Source records:
++++++++
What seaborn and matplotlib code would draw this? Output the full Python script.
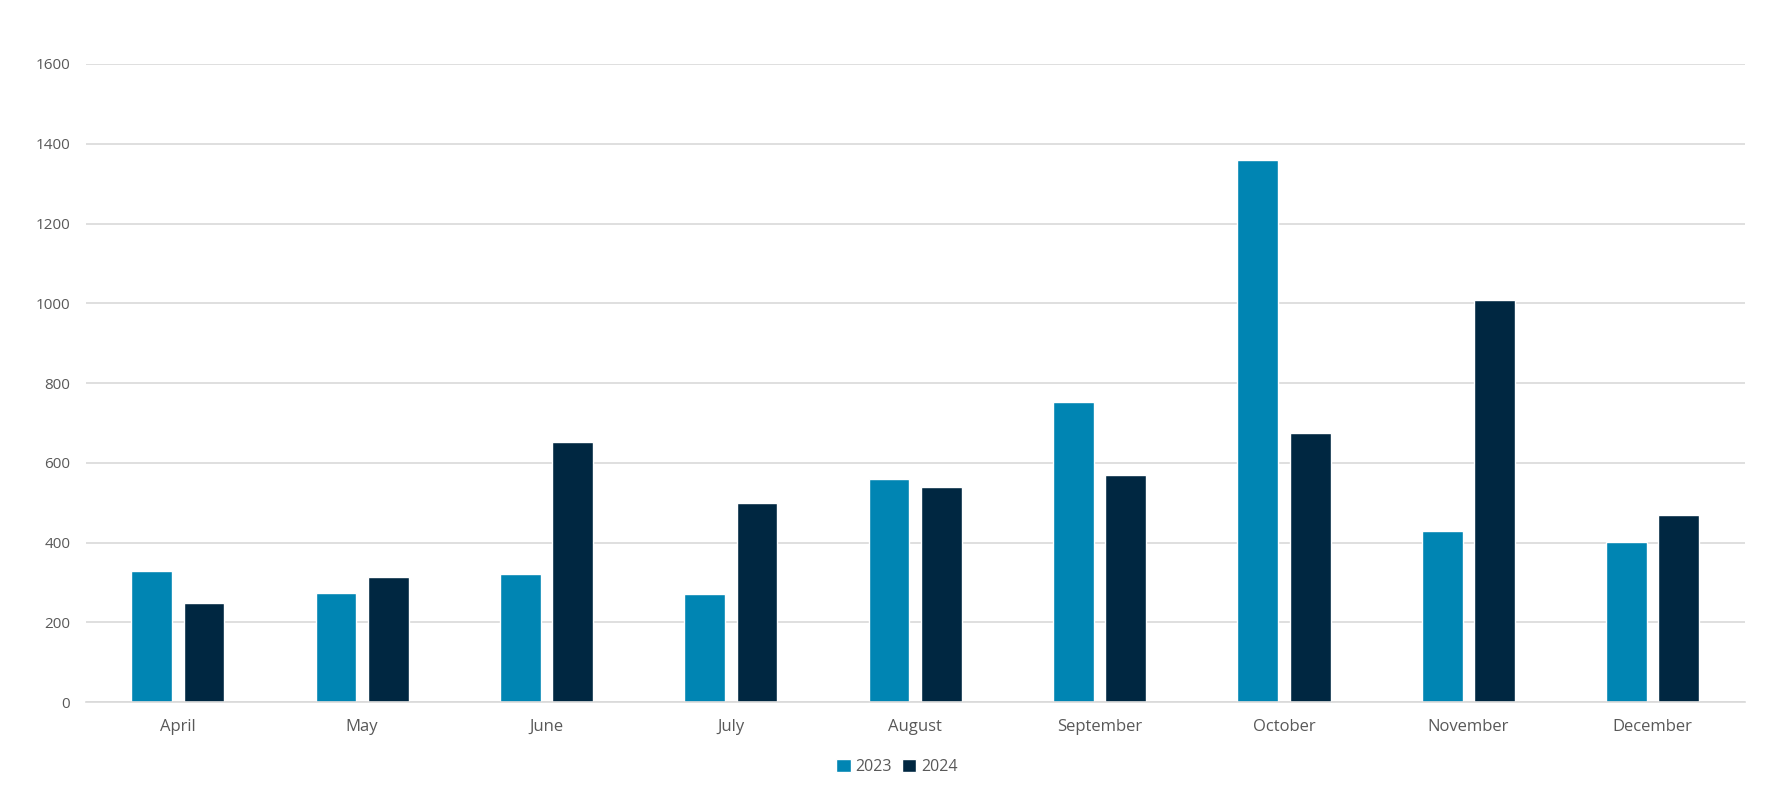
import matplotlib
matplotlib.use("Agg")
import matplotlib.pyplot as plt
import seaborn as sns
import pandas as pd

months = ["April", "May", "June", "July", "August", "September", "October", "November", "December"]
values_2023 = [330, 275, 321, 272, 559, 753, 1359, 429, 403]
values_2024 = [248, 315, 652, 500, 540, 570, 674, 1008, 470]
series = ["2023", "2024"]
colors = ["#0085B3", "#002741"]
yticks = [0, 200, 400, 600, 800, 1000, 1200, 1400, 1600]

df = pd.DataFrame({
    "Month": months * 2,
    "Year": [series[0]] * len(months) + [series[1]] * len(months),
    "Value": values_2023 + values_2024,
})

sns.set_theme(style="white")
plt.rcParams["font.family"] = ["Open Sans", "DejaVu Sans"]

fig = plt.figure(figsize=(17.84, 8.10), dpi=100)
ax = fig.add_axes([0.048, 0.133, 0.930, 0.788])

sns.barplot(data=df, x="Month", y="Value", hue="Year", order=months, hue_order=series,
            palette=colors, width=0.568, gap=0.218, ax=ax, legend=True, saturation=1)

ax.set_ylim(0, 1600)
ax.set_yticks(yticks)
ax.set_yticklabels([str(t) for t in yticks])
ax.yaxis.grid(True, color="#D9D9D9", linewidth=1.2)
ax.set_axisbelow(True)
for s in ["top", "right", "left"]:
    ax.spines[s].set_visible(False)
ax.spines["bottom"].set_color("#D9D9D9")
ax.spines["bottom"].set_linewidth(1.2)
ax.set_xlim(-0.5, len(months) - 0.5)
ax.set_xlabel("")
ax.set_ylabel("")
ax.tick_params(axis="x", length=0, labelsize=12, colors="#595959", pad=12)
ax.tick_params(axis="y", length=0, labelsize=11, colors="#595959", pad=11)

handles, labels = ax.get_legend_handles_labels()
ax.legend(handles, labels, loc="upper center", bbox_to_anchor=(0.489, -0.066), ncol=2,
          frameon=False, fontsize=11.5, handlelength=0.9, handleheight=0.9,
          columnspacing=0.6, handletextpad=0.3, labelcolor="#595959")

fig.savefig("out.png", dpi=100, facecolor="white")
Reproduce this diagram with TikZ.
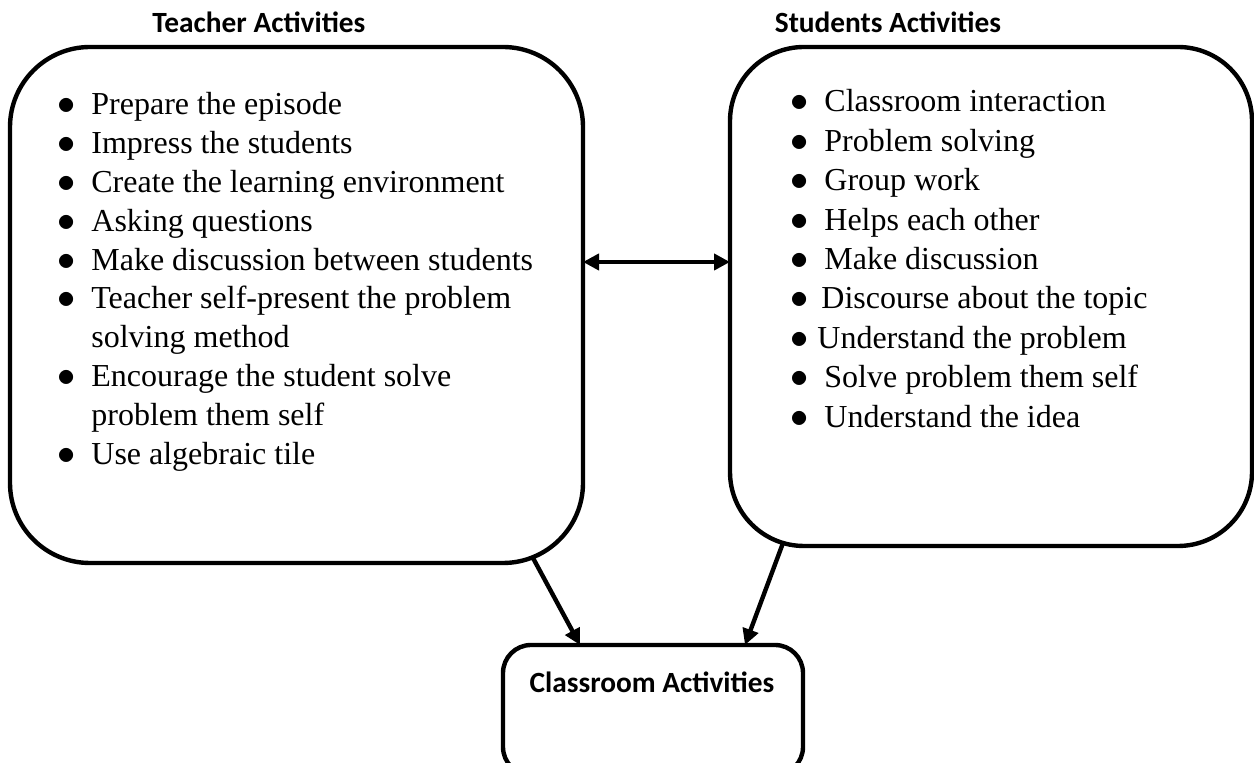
++++++++
Goal: Emit the lines of the material exactly, from its first line to the line containing "import pandas as pd", inclusive; leave every picture out.

Final result:
What seaborn and matplotlib code would draw this? Output the full Python script.
import matplotlib
matplotlib.use("Agg")
import matplotlib.pyplot as plt
import seaborn as sns
import pandas as pd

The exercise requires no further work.